マルコスさんが感動したのは富士山が新しい家のすぐ近くにあったことである。「リオでも、剣術の先生たちに、富士山のように、威風堂々、正々堂々と戦いなさいと教わりました。それは人生も同じで、困難から逃げてはいけないとも教わりました。本物の富士山の雄大で美しい姿を見て、やっと心からその意味が分かりました」とマルコスさんは言う。

マルコスさんは最初の1年ほど、茶農家である妻の実家の仕事を手伝いながら日本語の勉強をしていたが、義父の知合いに紹介されて、2013年に水鳥工業に入社した。まだ日本語も完璧には理解できない上に、下駄作りは細かい微妙な作業が多く苦労したが、職場の先輩たちの指導で少しずつ技術を身に付け、今ではマルコスさんが後輩を指導する立場となった。

マルコスさんが手掛ける中で一番のお勧めは檜の下駄である。下駄は素足で履くため、木質が柔らかい檜の肌触りは格別に気持ちが良い。その上、檜は木目も美しく、とても良い香りがする。水鳥工業の下駄に使う檜は静岡県産。静岡は家具や仏具といった木製品の製造が盛んな地でもある。水鳥工業では、静岡の家具作りの技術を取り入れ、下駄の台が薄くても十分な強度を得られるように加工している商品もある。その他には台が足の形にフィットし軽い履き心地を得られ、大切に使えば長年履き続けることができるのが特徴だ。

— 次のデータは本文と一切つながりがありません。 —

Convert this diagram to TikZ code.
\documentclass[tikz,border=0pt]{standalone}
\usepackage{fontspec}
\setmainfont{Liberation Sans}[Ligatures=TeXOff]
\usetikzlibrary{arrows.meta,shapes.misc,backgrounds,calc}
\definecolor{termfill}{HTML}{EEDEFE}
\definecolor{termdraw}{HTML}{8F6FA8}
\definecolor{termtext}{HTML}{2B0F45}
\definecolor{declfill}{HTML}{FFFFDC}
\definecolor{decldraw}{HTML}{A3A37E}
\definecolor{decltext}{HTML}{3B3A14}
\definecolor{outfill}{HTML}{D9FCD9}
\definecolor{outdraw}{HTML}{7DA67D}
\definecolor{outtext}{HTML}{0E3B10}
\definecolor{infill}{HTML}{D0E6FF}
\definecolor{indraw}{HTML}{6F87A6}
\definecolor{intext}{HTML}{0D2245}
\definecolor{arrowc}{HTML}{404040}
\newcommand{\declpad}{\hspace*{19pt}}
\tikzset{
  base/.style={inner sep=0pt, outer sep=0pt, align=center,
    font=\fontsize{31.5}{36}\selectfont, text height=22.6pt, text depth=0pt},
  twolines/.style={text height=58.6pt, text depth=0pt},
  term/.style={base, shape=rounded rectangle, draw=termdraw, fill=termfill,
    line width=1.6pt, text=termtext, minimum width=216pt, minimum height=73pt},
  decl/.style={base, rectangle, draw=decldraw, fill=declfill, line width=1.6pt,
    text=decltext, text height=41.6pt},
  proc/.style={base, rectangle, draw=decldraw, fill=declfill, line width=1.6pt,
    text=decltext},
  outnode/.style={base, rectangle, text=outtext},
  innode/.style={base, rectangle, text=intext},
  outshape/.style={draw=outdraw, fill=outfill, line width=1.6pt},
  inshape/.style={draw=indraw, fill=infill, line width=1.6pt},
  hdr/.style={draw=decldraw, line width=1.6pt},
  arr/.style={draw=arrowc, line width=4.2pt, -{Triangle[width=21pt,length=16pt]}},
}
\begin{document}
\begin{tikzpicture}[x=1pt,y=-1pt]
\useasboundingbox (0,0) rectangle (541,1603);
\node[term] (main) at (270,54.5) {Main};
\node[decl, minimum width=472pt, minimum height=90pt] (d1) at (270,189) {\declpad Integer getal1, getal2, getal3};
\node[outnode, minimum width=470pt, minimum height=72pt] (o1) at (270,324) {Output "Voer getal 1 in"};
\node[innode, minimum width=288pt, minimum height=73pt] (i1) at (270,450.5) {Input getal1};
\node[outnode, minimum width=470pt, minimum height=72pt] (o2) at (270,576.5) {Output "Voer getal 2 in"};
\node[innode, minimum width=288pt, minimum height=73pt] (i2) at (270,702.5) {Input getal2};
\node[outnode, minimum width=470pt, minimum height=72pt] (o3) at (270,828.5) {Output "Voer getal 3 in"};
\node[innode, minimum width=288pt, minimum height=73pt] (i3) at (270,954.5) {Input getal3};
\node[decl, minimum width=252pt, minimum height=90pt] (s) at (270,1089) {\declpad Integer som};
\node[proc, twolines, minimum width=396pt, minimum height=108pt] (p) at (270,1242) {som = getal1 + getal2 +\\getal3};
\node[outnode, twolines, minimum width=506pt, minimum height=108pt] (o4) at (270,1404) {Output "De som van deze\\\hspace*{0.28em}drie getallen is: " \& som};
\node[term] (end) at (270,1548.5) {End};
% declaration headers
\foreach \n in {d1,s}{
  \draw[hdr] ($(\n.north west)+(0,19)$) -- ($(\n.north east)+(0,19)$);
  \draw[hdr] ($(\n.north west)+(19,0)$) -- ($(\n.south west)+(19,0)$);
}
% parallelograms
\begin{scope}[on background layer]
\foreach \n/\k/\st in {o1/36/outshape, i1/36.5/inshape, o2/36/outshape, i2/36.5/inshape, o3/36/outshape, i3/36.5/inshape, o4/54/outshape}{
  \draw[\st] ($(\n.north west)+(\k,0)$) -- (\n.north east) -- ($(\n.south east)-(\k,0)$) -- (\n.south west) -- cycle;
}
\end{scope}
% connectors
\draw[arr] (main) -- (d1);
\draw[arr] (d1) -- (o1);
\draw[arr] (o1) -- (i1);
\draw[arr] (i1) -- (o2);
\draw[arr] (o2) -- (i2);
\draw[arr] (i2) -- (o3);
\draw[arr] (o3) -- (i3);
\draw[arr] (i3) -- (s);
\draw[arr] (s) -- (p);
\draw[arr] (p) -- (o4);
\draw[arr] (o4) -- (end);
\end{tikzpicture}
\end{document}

マルコスさんは、修理の仕事に特に力を入れている。すり減った台の底を補修し、欠けた部分があればもとの形や色を保ちつつ、履くお客さんの気持ちを思いながら丁寧に修理する。もう一つ、マルコスさんが特に注意を払い、心を込めて作るのが、子供用の下駄である。「足の指を曲げる力、地面をつかむ力を鍛えるのに効果的な下駄は子供にとって良い履物です。子供たちが履きやすいよう、鼻緒を取り付けるとき硬くならないように加減するのが難しいところです」とマルコスさんは優しい笑顔で話す。もちろん、マルコスさんの幼い子供たちも、マルコスさんが作った下駄を愛用している。

マルコスさんは、今も剣道の稽古を続けている。稽古の相手は、市内の子供たちに剣道を教える義父である。礼節を重んじ人を敬う剣道の稽古から、日本の精神も学べるとマルコスさんは考えている。「すべての日本文化の基本にあるのは、相手のことを思いやる気持ちだと思います。私は下駄を世界に広めたいと考えていますが、そのときは、奥深い日本文化も一緒に伝えたいと思っています。そのためにはまだまだ修行が必要です」とマルコスさんは言う。